CN management is attempting to impose significant concessions on the workers that include the gutting of retirement provisions that would see the age for early retirement moved from age 55, with a minimum of 30 years of service, to 65 by the end of this year. In addition, the company has offered what amounts to a large cut in real take-home pay with a proposal for an increase that would be 3.5 percent below the current national inflation rate.
Already, officials with the federal Liberal government’s Ministry of Labour have contacted the union to demand a quick settlement. In a steadily growing confrontation with various sections of rail workers at CN and CP Rail, the government has found that the mere mention of strikebreaking legislation to enforce binding arbitration has been enough to bring the unions to heel.
Last July, a two-week strike at CN by 750 signal and communication workers, organized by the International Brotherhood of Electrical Workers, was suddenly scuttled by the union even as company operations had been severely affected. The union agreed to binding arbitration that eventually led this past October to a miserly wage increase of 3 percent per year over three years—a settlement well below the inflation rate that peaked at 10 percent in 2022 and stubbornly remains at near 7 percent today.
In a similar occurrence, in late 2019, the Teamsters union shut down an eight-day strike by 3,200 CN workers after reaching a tentative agreement that workers only learned the details of several weeks later. The deal abandoned most if not all of workers’ key demands. The premature shutdown of the strike by the union relieved the trade union-backed federal Liberal government of having to impose back-to-work legislation that would have exposed the rigged “collective bargaining system” and the Trudeau government’s reactionary anti-worker agenda.

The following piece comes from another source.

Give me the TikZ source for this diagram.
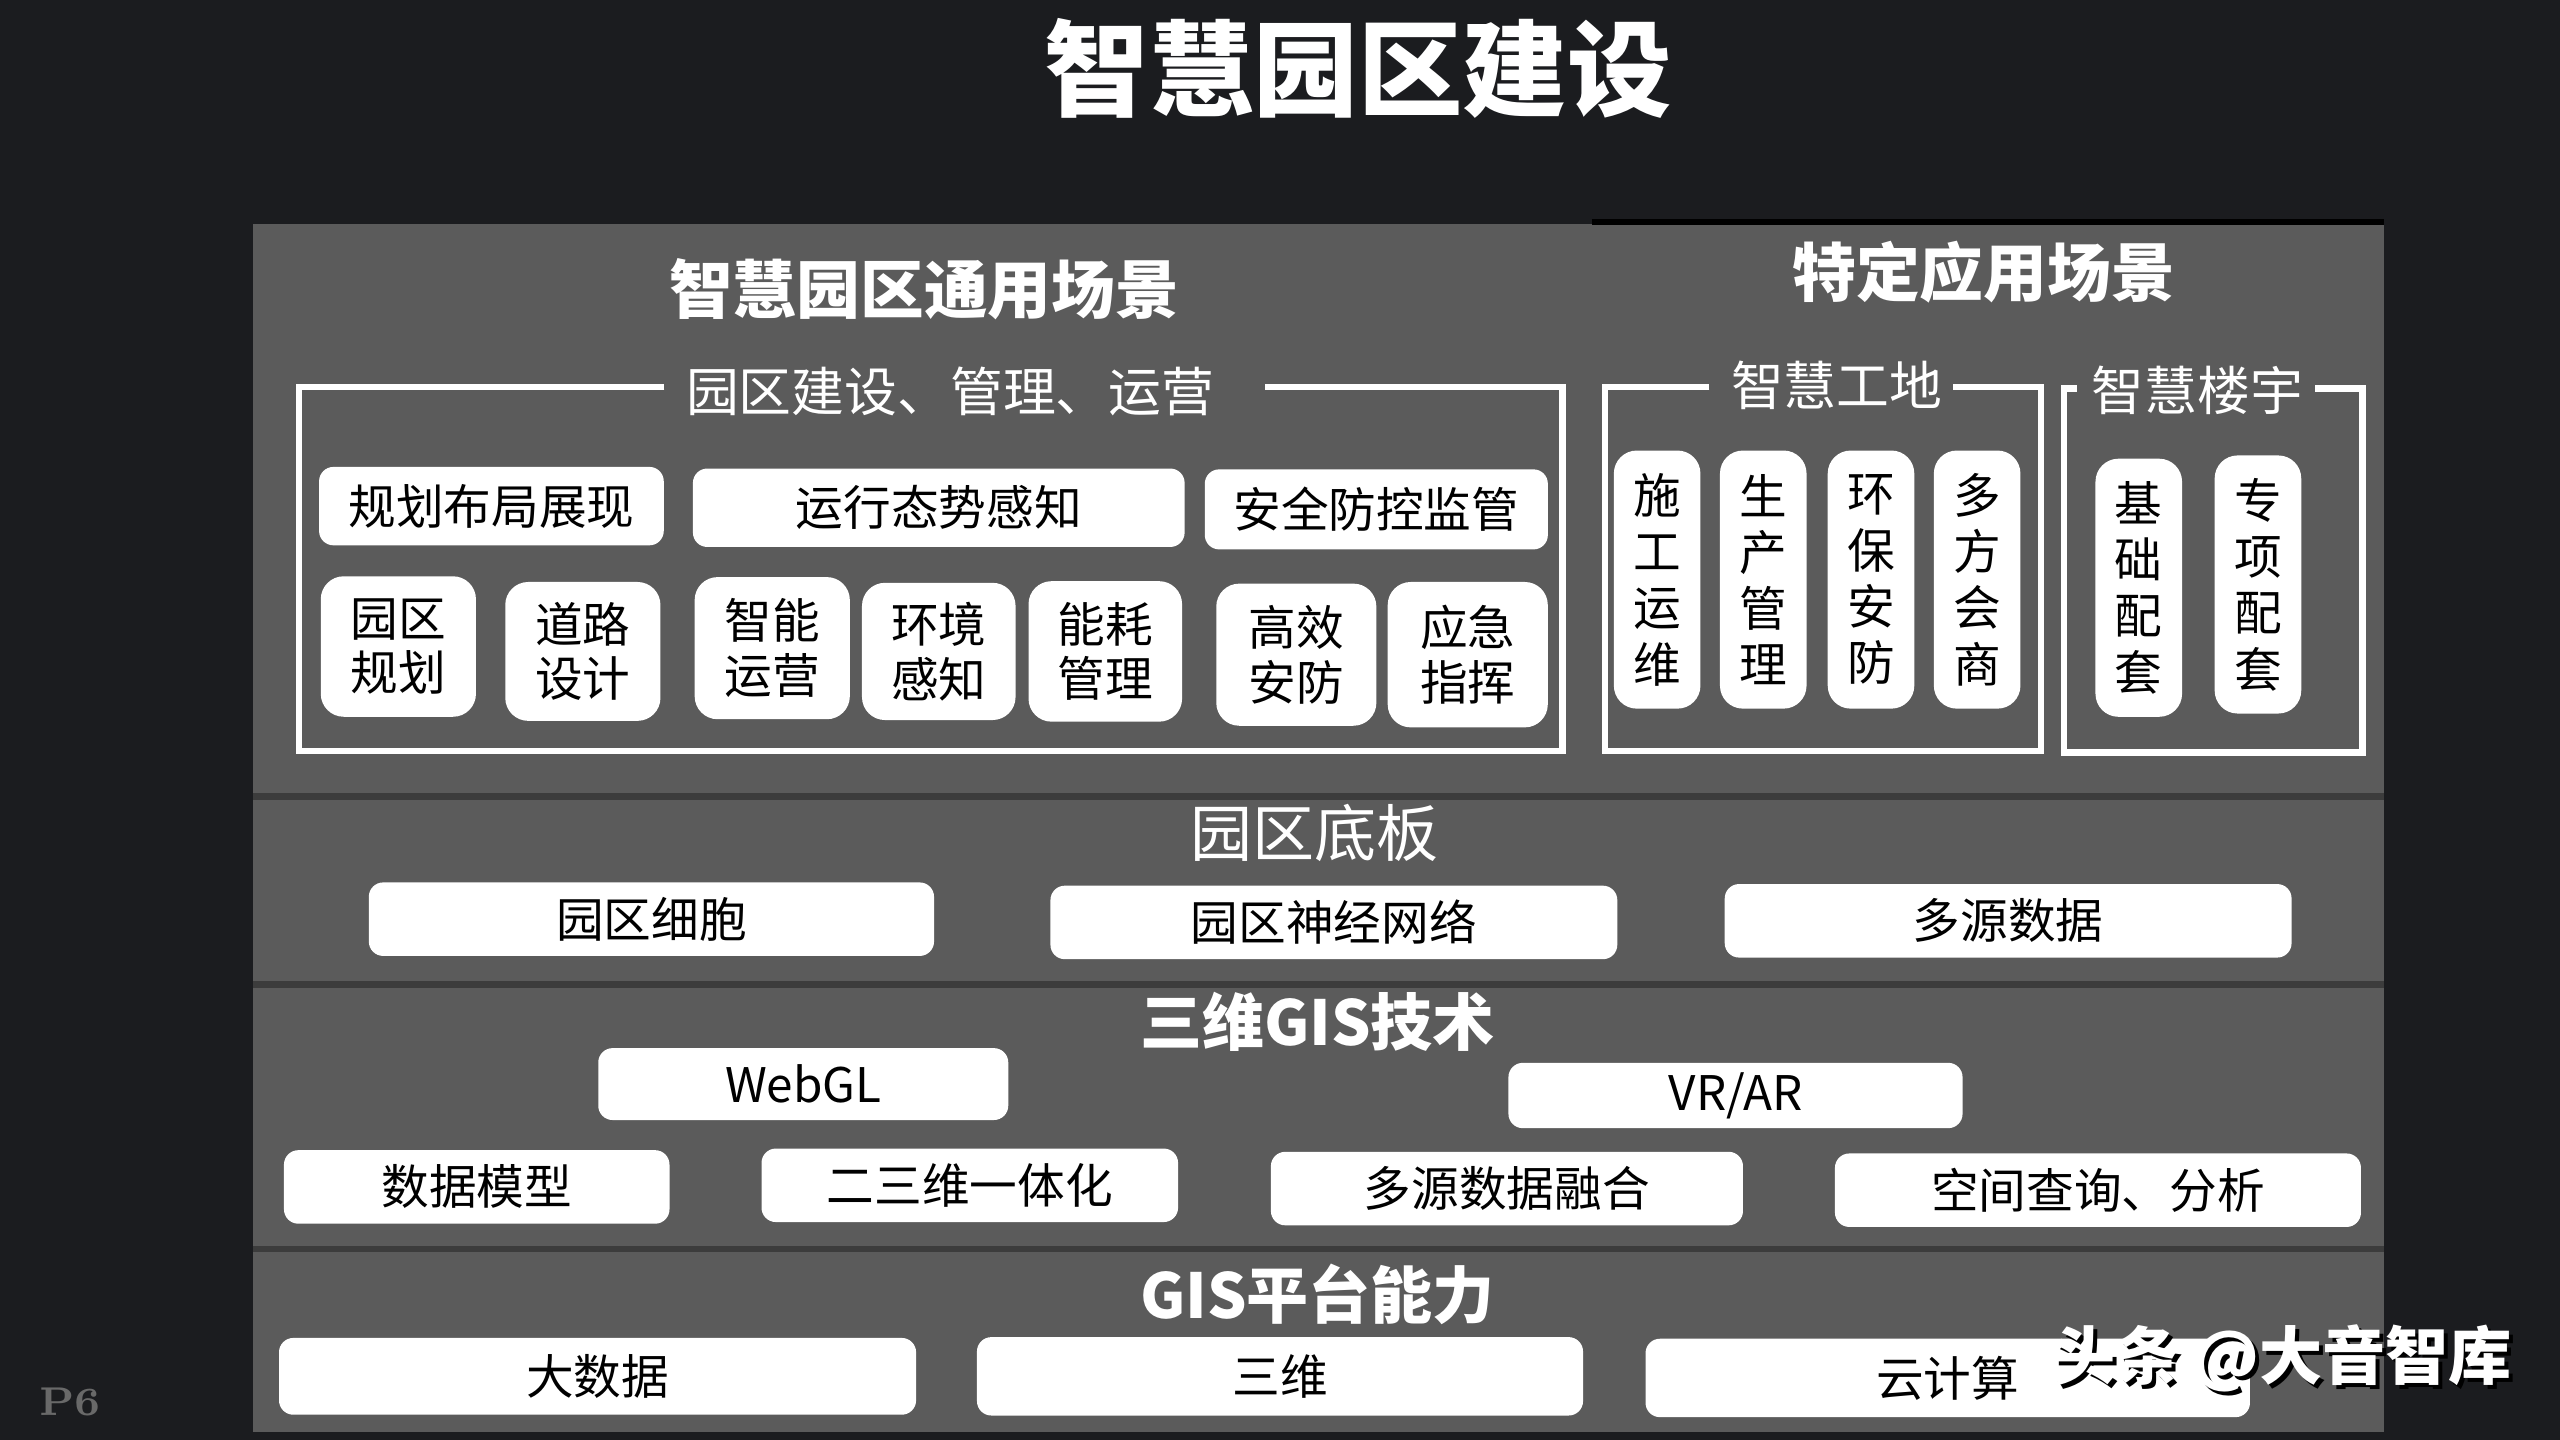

At Canadian Pacific rail, CN’s main competitor, a two-day lockout of 3,000 Teamster engineers, conductors and yard workers last March was abruptly ended when the union and management agreed that the dispute be sent to binding arbitration after veiled threats from the Liberal government. The union agreed that the main demands of the workers around scheduling and disciplinary issues need not be addressed by the arbitrator. In August the arbitrator announced he would impose a two-year contract with wage increases of only 3.5 percent in each of 2022 and 2023. As is the case in all binding arbitrations, the workers were not allowed to vote on the contract ruling.